Azorín y Baroja, dos estilos distintos de narrar
Azorín supuso en la literatura española de a principios del siglo XX una lenta y silenciosa revolución. Aparte de sus extravagancias para irritar al buen burgués -se cita el ejemplo de que se paseaba por Madrid con un paraguas rojo-, su prosa, tan distinta de la de Baroja, con quien y junto a Maeztu forma la célula primaria del 98, llamó la atención por su tendencia a la desnudez de retórica inútil, su lucha por la sencillez rayana a veces en lo simple, hasta constituir un "estilo". Decir estilo azoriniano es evocar la oración gramatical en sus elementos constitutivos básicos, como una huida de las oraciones abarrocadas.

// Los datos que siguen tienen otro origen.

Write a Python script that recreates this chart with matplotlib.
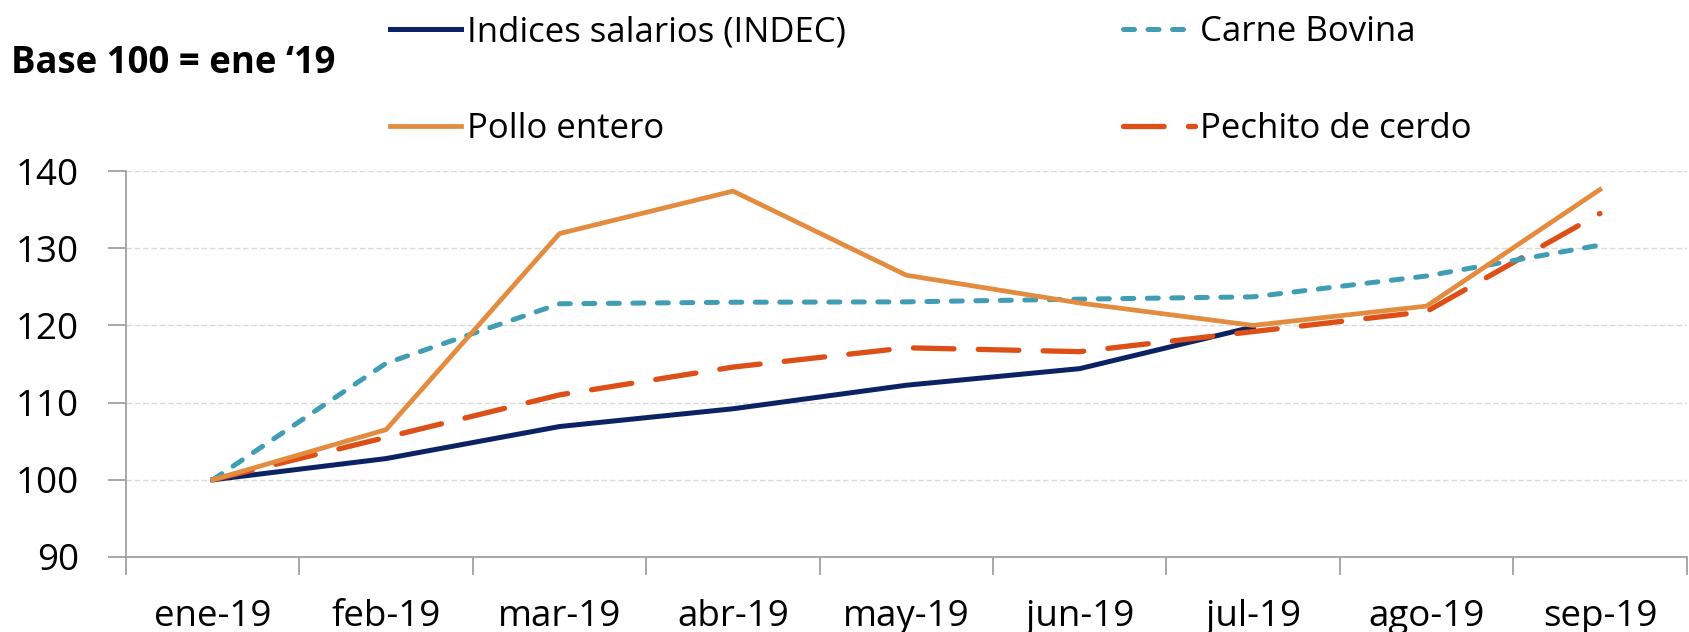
import matplotlib
matplotlib.use("Agg")
import matplotlib.pyplot as plt
import numpy as np

# data
months = ["ene-19", "feb-19", "mar-19", "abr-19", "may-19", "jun-19", "jul-19", "ago-19", "sep-19"]
salarios = [100, 102.75, 106.9, 109.2, 112.25, 114.4, 119.8]
carne = [100, 115.1, 122.8, 123.0, 123.05, 123.4, 123.7, 126.4, 130.4]
pollo = [100, 106.5, 131.9, 137.4, 126.5, 122.9, 120.0, 122.5, 137.6]
pechito = [100, 105.5, 111.0, 114.6, 117.1, 116.6, 119.2, 121.8, 134.5]

plt.rcParams['font.family'] = ['Open Sans', 'DejaVu Sans']

fig = plt.figure(figsize=(16.9, 6.32), dpi=100)
ax = fig.add_axes([0.0746, 0.1187, 0.9234, 0.6107])

x = np.arange(len(months))
l1, = ax.plot(x[:len(salarios)], salarios, color='#0B2265', lw=3.6, label='Indices salarios (INDEC)', zorder=3)
l4, = ax.plot(x, pechito, color='#DD4F16', lw=3.8, dashes=(7.7, 4.6), dash_capstyle='round',
              label='Pechito de cerdo', zorder=4)
l2, = ax.plot(x, carne, color='#419DB4', lw=3.6, dashes=(2.2, 2.7), dash_capstyle='round',
              label='Carne Bovina', zorder=5)
l3, = ax.plot(x, pollo, color='#E38B3F', lw=3.4, label='Pollo entero', zorder=6)

ax.set_xlim(-0.5, len(months) - 0.5)
ax.set_ylim(90, 140)
ax.set_yticks(np.arange(90, 141, 10))
ax.set_xticks(x)
ax.set_xticklabels(months)
ax.set_xticks(np.arange(-0.5, len(months), 1), minor=True)
ax.tick_params(axis='x', which='major', length=0, pad=30, labelsize=26.5)
ax.tick_params(axis='x', which='minor', length=13, width=1.3, color='#A0A0A0')
ax.tick_params(axis='y', length=13, width=1.3, color='#A0A0A0', pad=21, labelsize=26.5)

ax.grid(axis='y', color='#D9D9D9', linestyle=(0, (4, 2)), lw=1)
ax.set_axisbelow(True)
for s in ['top', 'right']:
    ax.spines[s].set_visible(False)
for s in ['left', 'bottom']:
    ax.spines[s].set_color('#A0A0A0')
    ax.spines[s].set_linewidth(1.3)

fig.text(0.0065, 0.900, "Base 100 = ene \u201819", fontsize=26.3, fontweight='bold', va='center', ha='left')

fig.legend([l1, l3, l2, l4], [l.get_label() for l in [l1, l3, l2, l4]],
           loc='upper left', bbox_to_anchor=(0.212, 1.025), ncol=2, frameon=False,
           fontsize=25, handlelength=2.07, handletextpad=0.15, columnspacing=8.0,
           labelspacing=1.8)

fig.savefig("out.png", dpi=100)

Aludíamos antes a Baroja como
prosista alejado de la simplicidad de Azorín, pero no por ello opuesto a su
compañero de generación. Sin embargo, no podemos decir lo mismo de Unamuno y
Ortega, tan diferentes tanto en el pensamiento como en la expresión. Prolijo y
paradójico el primero; preciso y elegante el segundo. ¿Para qué todo esto?, se
preguntará el lector. Sencillamente para reflexionar en torno al delicioso
placer de contar, se fabule o no.
¿A quién no le gusta escribir? En
colegios e institutos está el semillero de esta afición que puede ayudar a
futuros hombres y mujeres a ponerse delante de una pagina y contar, aunque sea
a ellos mismos, sus experiencias o sus fantasías, como si se tratara de un
apasionante monólogo. La lengua es ese momento un amigo que nos traduce
nuestros pensamientos, nos libera de tensiones interiores como ya vieron los
psicoanalistas, de tal manera que a principios del siglo XX surgió el concepto
de la literatura y el arte como catarsis -purificación de las emociones del
ánimo- como desahogo del subconsciente de cada uno, tópico aristotélico que
utilizaron los vanguardistas del surrealismo con el fin de "changer la
vie"-cambiar la vida-, en expresión de Bréton, máximo teorizador del
surrealismo francés.
La lengua materna, a la que estamos
unidos umbilicalmente como una relación directa y continua entre nuestras vivencias
y la palabra, es nuestro mejor instrumento para entender las categorías de
nuestra existencia. La vida sin lengua, aunque existan otros muchos lenguajes,
hubiera sido imposible, al menos en la forma en que la concebimos hoy. Así
pues, instar al amor a la lengua en los centros docentes es, además de una
obligación, una oportunidad para que los que estudian la amen más y la utilicen
como deporte mental. Si los alumnos conocen básicamente su lengua y se
aficionan a la lectura, tendremos hablantes, como se dice en lingüística, que
se sentirán unidos a su medio de expresión verbal para emplearlo por escrito
como un espejo de su propio conocimiento.
Para tal menester tenemos autores en
nuestra literatura que pueden ayudarnos a querer más a nuestro tesoro verbal.
Si he citado al principio a Azorín es porque su lectura, además de deliciosa,
es instructiva. Su prosa sin complicaciones tiene un atractivo que le quita
rigor al texto y temor a los lectores.
Un aficionado a coquetear con la
escritura académica se sentirá animado con la morosidad descriptiva de Azorín a
iniciar esa aventura para la que se requiere nada más que convertirse durante
un rato en caviloso Robinson en una tranquila y efímera isla de papel.